▶ **The problem**:
Extract the whole listing as it stands. Do not include the pictures.

▶ **Recorded information**:
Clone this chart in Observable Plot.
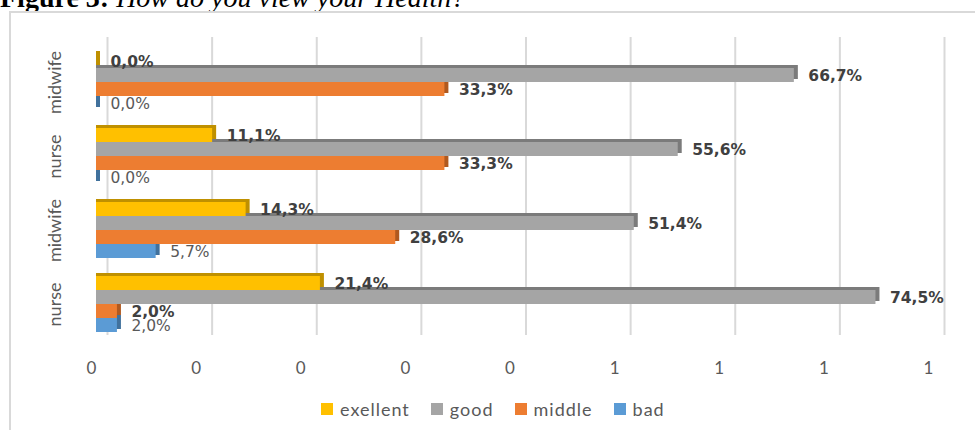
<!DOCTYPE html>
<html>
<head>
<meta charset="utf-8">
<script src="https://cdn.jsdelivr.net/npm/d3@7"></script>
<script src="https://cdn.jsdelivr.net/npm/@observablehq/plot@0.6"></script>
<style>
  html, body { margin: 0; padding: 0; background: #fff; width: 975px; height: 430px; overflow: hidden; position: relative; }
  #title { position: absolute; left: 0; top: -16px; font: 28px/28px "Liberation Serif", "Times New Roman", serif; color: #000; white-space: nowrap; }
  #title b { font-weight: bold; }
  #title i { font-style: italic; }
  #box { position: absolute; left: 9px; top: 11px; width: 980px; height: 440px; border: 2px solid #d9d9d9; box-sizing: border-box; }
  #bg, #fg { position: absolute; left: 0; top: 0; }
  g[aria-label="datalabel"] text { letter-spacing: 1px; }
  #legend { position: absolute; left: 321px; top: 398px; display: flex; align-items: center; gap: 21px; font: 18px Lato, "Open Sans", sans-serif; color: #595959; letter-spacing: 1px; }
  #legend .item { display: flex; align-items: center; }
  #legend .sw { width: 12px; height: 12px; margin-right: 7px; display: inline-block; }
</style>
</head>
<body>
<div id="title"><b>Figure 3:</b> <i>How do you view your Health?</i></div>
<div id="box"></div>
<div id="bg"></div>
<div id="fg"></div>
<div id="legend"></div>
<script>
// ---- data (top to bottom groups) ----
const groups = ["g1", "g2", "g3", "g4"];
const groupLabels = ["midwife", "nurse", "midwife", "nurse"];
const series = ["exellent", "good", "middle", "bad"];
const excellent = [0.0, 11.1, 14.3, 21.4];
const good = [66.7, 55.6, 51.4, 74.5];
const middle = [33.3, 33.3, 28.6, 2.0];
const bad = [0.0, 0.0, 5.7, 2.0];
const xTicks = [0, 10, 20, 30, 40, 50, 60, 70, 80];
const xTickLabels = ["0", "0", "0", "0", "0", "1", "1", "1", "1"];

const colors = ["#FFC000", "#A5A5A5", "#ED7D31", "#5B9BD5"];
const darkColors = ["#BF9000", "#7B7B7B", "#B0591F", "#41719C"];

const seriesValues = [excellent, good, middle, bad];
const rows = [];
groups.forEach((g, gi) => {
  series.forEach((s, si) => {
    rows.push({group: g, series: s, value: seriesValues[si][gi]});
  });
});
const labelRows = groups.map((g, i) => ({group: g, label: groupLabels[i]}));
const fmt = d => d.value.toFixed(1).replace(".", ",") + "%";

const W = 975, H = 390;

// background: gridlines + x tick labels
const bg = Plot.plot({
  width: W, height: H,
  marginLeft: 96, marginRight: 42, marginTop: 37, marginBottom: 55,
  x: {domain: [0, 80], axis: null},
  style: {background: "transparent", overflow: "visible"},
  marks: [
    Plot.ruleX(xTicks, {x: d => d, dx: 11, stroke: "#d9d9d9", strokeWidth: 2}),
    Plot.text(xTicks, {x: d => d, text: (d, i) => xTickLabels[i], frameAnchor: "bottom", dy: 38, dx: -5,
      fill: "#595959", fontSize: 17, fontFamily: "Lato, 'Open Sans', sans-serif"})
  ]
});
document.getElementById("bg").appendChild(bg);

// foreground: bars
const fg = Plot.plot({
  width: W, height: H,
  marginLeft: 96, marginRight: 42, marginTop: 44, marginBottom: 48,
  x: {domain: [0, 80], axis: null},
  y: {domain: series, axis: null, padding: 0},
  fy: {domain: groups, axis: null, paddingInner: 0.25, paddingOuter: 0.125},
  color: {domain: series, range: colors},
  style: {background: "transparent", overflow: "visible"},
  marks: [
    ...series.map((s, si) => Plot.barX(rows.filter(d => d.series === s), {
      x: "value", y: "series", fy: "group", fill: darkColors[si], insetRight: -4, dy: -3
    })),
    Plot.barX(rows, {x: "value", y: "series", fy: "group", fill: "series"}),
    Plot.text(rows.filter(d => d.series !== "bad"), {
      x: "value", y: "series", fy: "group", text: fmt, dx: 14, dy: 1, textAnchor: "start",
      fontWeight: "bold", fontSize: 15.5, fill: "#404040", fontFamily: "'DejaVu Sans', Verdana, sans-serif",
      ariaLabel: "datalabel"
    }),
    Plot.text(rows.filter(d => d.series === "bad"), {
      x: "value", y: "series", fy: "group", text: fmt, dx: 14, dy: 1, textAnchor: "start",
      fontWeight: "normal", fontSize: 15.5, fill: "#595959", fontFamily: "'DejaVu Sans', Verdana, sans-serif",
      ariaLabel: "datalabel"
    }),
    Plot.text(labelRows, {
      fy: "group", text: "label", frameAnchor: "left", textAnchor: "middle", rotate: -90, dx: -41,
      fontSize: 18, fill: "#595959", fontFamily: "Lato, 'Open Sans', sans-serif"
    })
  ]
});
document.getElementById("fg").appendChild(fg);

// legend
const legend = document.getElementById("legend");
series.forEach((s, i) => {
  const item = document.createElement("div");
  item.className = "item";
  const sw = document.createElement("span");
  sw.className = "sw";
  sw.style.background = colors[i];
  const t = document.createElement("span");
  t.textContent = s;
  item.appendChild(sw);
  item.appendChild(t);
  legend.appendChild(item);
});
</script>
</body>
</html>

▶ **Task response**:
Clone this chart in Observable Plot.
<!DOCTYPE html>
<html>
<head>
<meta charset="utf-8">
<script src="https://cdn.jsdelivr.net/npm/d3@7"></script>
<script src="https://cdn.jsdelivr.net/npm/@observablehq/plot@0.6"></script>
<style>
  html, body { margin: 0; padding: 0; background: #fff; width: 975px; height: 430px; overflow: hidden; position: relative; }
  #title { position: absolute; left: 0; top: -16px; font: 28px/28px "Liberation Serif", "Times New Roman", serif; color: #000; white-space: nowrap; }
  #title b { font-weight: bold; }
  #title i { font-style: italic; }
  #box { position: absolute; left: 9px; top: 11px; width: 980px; height: 440px; border: 2px solid #d9d9d9; box-sizing: border-box; }
  #bg, #fg { position: absolute; left: 0; top: 0; }
  g[aria-label="datalabel"] text { letter-spacing: 1px; }
  #legend { position: absolute; left: 321px; top: 398px; display: flex; align-items: center; gap: 21px; font: 18px Lato, "Open Sans", sans-serif; color: #595959; letter-spacing: 1px; }
  #legend .item { display: flex; align-items: center; }
  #legend .sw { width: 12px; height: 12px; margin-right: 7px; display: inline-block; }
</style>
</head>
<body>
<div id="title"><b>Figure 3:</b> <i>How do you view your Health?</i></div>
<div id="box"></div>
<div id="bg"></div>
<div id="fg"></div>
<div id="legend"></div>
<script>
// ---- data (top to bottom groups) ----
const groups = ["g1", "g2", "g3", "g4"];
const groupLabels = ["midwife", "nurse", "midwife", "nurse"];
const series = ["exellent", "good", "middle", "bad"];
const excellent = [0.0, 11.1, 14.3, 21.4];
const good = [66.7, 55.6, 51.4, 74.5];
const middle = [33.3, 33.3, 28.6, 2.0];
const bad = [0.0, 0.0, 5.7, 2.0];
const xTicks = [0, 10, 20, 30, 40, 50, 60, 70, 80];
const xTickLabels = ["0", "0", "0", "0", "0", "1", "1", "1", "1"];

const colors = ["#FFC000", "#A5A5A5", "#ED7D31", "#5B9BD5"];
const darkColors = ["#BF9000", "#7B7B7B", "#B0591F", "#41719C"];

const seriesValues = [excellent, good, middle, bad];
const rows = [];
groups.forEach((g, gi) => {
  series.forEach((s, si) => {
    rows.push({group: g, series: s, value: seriesValues[si][gi]});
  });
});
const labelRows = groups.map((g, i) => ({group: g, label: groupLabels[i]}));
const fmt = d => d.value.toFixed(1).replace(".", ",") + "%";

const W = 975, H = 390;

// background: gridlines + x tick labels
const bg = Plot.plot({
  width: W, height: H,
  marginLeft: 96, marginRight: 42, marginTop: 37, marginBottom: 55,
  x: {domain: [0, 80], axis: null},
  style: {background: "transparent", overflow: "visible"},
  marks: [
    Plot.ruleX(xTicks, {x: d => d, dx: 11, stroke: "#d9d9d9", strokeWidth: 2}),
    Plot.text(xTicks, {x: d => d, text: (d, i) => xTickLabels[i], frameAnchor: "bottom", dy: 38, dx: -5,
      fill: "#595959", fontSize: 17, fontFamily: "Lato, 'Open Sans', sans-serif"})
  ]
});
document.getElementById("bg").appendChild(bg);

// foreground: bars
const fg = Plot.plot({
  width: W, height: H,
  marginLeft: 96, marginRight: 42, marginTop: 44, marginBottom: 48,
  x: {domain: [0, 80], axis: null},
  y: {domain: series, axis: null, padding: 0},
  fy: {domain: groups, axis: null, paddingInner: 0.25, paddingOuter: 0.125},
  color: {domain: series, range: colors},
  style: {background: "transparent", overflow: "visible"},
  marks: [
    ...series.map((s, si) => Plot.barX(rows.filter(d => d.series === s), {
      x: "value", y: "series", fy: "group", fill: darkColors[si], insetRight: -4, dy: -3
    })),
    Plot.barX(rows, {x: "value", y: "series", fy: "group", fill: "series"}),
    Plot.text(rows.filter(d => d.series !== "bad"), {
      x: "value", y: "series", fy: "group", text: fmt, dx: 14, dy: 1, textAnchor: "start",
      fontWeight: "bold", fontSize: 15.5, fill: "#404040", fontFamily: "'DejaVu Sans', Verdana, sans-serif",
      ariaLabel: "datalabel"
    }),
    Plot.text(rows.filter(d => d.series === "bad"), {
      x: "value", y: "series", fy: "group", text: fmt, dx: 14, dy: 1, textAnchor: "start",
      fontWeight: "normal", fontSize: 15.5, fill: "#595959", fontFamily: "'DejaVu Sans', Verdana, sans-serif",
      ariaLabel: "datalabel"
    }),
    Plot.text(labelRows, {
      fy: "group", text: "label", frameAnchor: "left", textAnchor: "middle", rotate: -90, dx: -41,
      fontSize: 18, fill: "#595959", fontFamily: "Lato, 'Open Sans', sans-serif"
    })
  ]
});
document.getElementById("fg").appendChild(fg);

// legend
const legend = document.getElementById("legend");
series.forEach((s, i) => {
  const item = document.createElement("div");
  item.className = "item";
  const sw = document.createElement("span");
  sw.className = "sw";
  sw.style.background = colors[i];
  const t = document.createElement("span");
  t.textContent = s;
  item.appendChild(sw);
  item.appendChild(t);
  legend.appendChild(item);
});
</script>
</body>
</html>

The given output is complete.